Breadth was mixed today with the SPX having negative breadth and the NYSE having positive breadth with declining volume significantly higher than advancing volume. The broad NYSE Composite Index also fared worse than the SPX. Overall, the breadth today was not bullish.
Total tick for the day was 132,000 and the average tick for the day was 86. There were 123 ticks greater than 600 and 44 ticks more extreme than -600. There were 5 ticks greater than 1000 and no ticks more extreme than -1000. The tick action suggests institutional accumulation.
The volume pattern today clearly spiked with each market downward move. That doesn't feel overly bullish. Looking at the Nightly Breadth indicators is also interesting this evening. First, notice that the McClellan Oscillator was negative despite the SPX closing green. Second, the Cumulative Volume Index closed lower on an up day; this is a bearish signal. You know I keep talking technical's but I give up no one cares these days (print and spend), this market is going to keep going up like 1999 and the party will end one day this year and it will be ugly. Stay tuned.
Sectors Performance:
Sectors stronger than the SPX for Tuesday:
- Basic Materials -- Outperformed the SPX by +10%.

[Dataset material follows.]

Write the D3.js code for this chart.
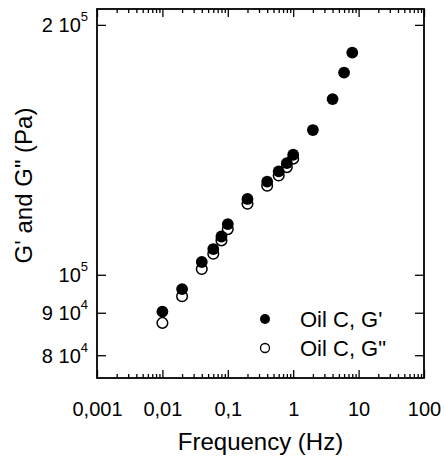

- Technology -- Outperformed the SPX by +44%.
- Consumer Staples -- Outperformed the SPX by +35%.
- Consumer Discretionary -- Outperformed the SPX by +3%.
Sectors weaker than the SPX for Tuesday:
- Energy -- Underperformed the SPX by -31%.
- Financials -- Underperformed the SPX by -17%.
- Industrials -- Underperformed the SPX by -15%.
- Utilities -- Underperformed the SPX by -17%.
- Health Care -- Underperformed the SPX by -2%.